- _TASK_
Type out the data exactly as given. Skip any image.

- - - - - - -

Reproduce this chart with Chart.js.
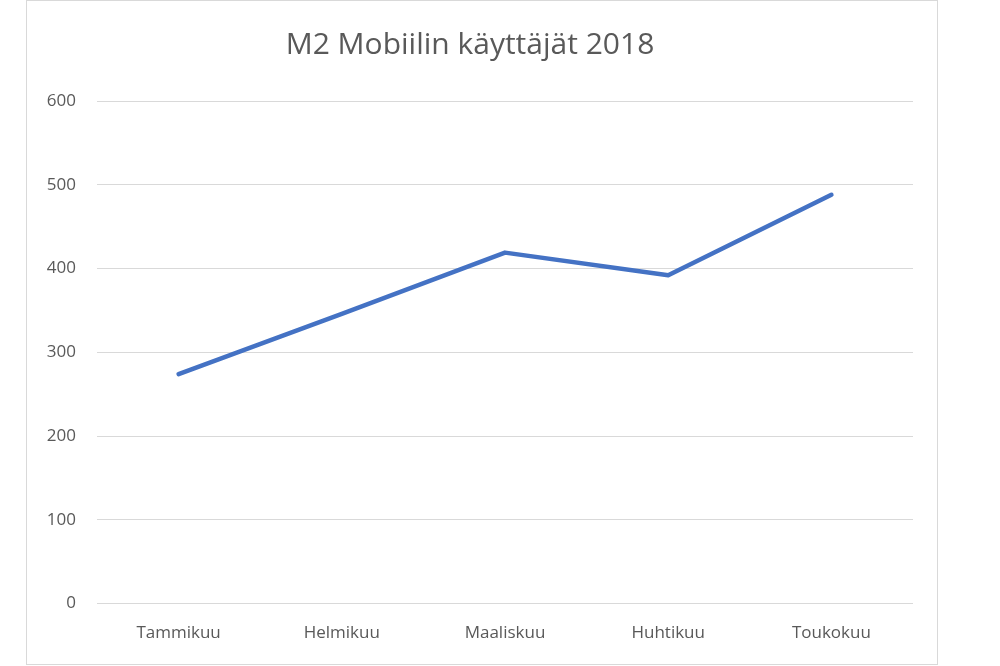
<!DOCTYPE html>
<html>
<head>
<meta charset="utf-8">
<script src="https://cdn.jsdelivr.net/npm/chart.js@4/dist/chart.umd.min.js"></script>
<style>
    body { margin: 0; background: #fff; }
    #laatikko {
        position: absolute;
        left: 26px;
        top: 0;
        width: 910px;
        height: 663px;
        border: 1px solid #d9d9d9;
    }
</style>
</head>
<body>
<div id="laatikko"><canvas id="kaavio" width="910" height="663"></canvas></div>
<script>
const kuukaudet = ["Tammikuu", "Helmikuu", "Maaliskuu", "Huhtikuu", "Toukokuu"]
const kayttajat = [274, 346, 419, 392, 488]
const yMin = 0
const yMax = 600
const yAskel = 100

const ctx = document.getElementById("kaavio")

new Chart(ctx, {
    type: "line",
    data: {
        labels: kuukaudet,
        datasets: [{
            label: "Käyttäjät",
            data: kayttajat,
            borderColor: "#4472C4",
            borderWidth: 4.5,
            pointRadius: 0,
            tension: 0,
            borderCapStyle: "round",
            borderJoinStyle: "round"
        }]
    },
    options: {
        responsive: false,
        animation: false,
        layout: {
            padding: { left: 0, right: 24, top: 0, bottom: 2 }
        },
        plugins: {
            legend: { display: false },
            tooltip: { enabled: false },
            title: {
                display: true,
                text: "M2 Mobiilin käyttäjät 2018",
                color: "#595959",
                font: { family: "Open Sans", size: 30, weight: "normal", lineHeight: 1.2 },
                padding: { top: 26, bottom: 38 }
            }
        },
        scales: {
            x: {
                offset: true,
                grid: { display: false, drawTicks: false },
                border: { display: false },
                ticks: {
                    color: "#595959",
                    font: { family: "Open Sans", size: 17 },
                    padding: 19
                }
            },
            y: {
                min: yMin,
                max: yMax,
                afterFit: (scale) => { scale.width = 70 },
                grid: { color: "#d9d9d9", lineWidth: 1, drawTicks: false },
                border: { display: false },
                ticks: {
                    stepSize: yAskel,
                    color: "#595959",
                    font: { family: "Open Sans", size: 17 },
                    padding: 21
                }
            }
        }
    }
})
</script>
</body>
</html>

- - - - - - -

- _THE ANSWER_
Reproduce this chart with Chart.js.
<!DOCTYPE html>
<html>
<head>
<meta charset="utf-8">
<script src="https://cdn.jsdelivr.net/npm/chart.js@4/dist/chart.umd.min.js"></script>
<style>
    body { margin: 0; background: #fff; }
    #laatikko {
        position: absolute;
        left: 26px;
        top: 0;
        width: 910px;
        height: 663px;
        border: 1px solid #d9d9d9;
    }
</style>
</head>
<body>
<div id="laatikko"><canvas id="kaavio" width="910" height="663"></canvas></div>
<script>
const kuukaudet = ["Tammikuu", "Helmikuu", "Maaliskuu", "Huhtikuu", "Toukokuu"]
const kayttajat = [274, 346, 419, 392, 488]
const yMin = 0
const yMax = 600
const yAskel = 100

const ctx = document.getElementById("kaavio")

new Chart(ctx, {
    type: "line",
    data: {
        labels: kuukaudet,
        datasets: [{
            label: "Käyttäjät",
            data: kayttajat,
            borderColor: "#4472C4",
            borderWidth: 4.5,
            pointRadius: 0,
            tension: 0,
            borderCapStyle: "round",
            borderJoinStyle: "round"
        }]
    },
    options: {
        responsive: false,
        animation: false,
        layout: {
            padding: { left: 0, right: 24, top: 0, bottom: 2 }
        },
        plugins: {
            legend: { display: false },
            tooltip: { enabled: false },
            title: {
                display: true,
                text: "M2 Mobiilin käyttäjät 2018",
                color: "#595959",
                font: { family: "Open Sans", size: 30, weight: "normal", lineHeight: 1.2 },
                padding: { top: 26, bottom: 38 }
            }
        },
        scales: {
            x: {
                offset: true,
                grid: { display: false, drawTicks: false },
                border: { display: false },
                ticks: {
                    color: "#595959",
                    font: { family: "Open Sans", size: 17 },
                    padding: 19
                }
            },
            y: {
                min: yMin,
                max: yMax,
                afterFit: (scale) => { scale.width = 70 },
                grid: { color: "#d9d9d9", lineWidth: 1, drawTicks: false },
                border: { display: false },
                ticks: {
                    stepSize: yAskel,
                    color: "#595959",
                    font: { family: "Open Sans", size: 17 },
                    padding: 21
                }
            }
        }
    }
})
</script>
</body>
</html>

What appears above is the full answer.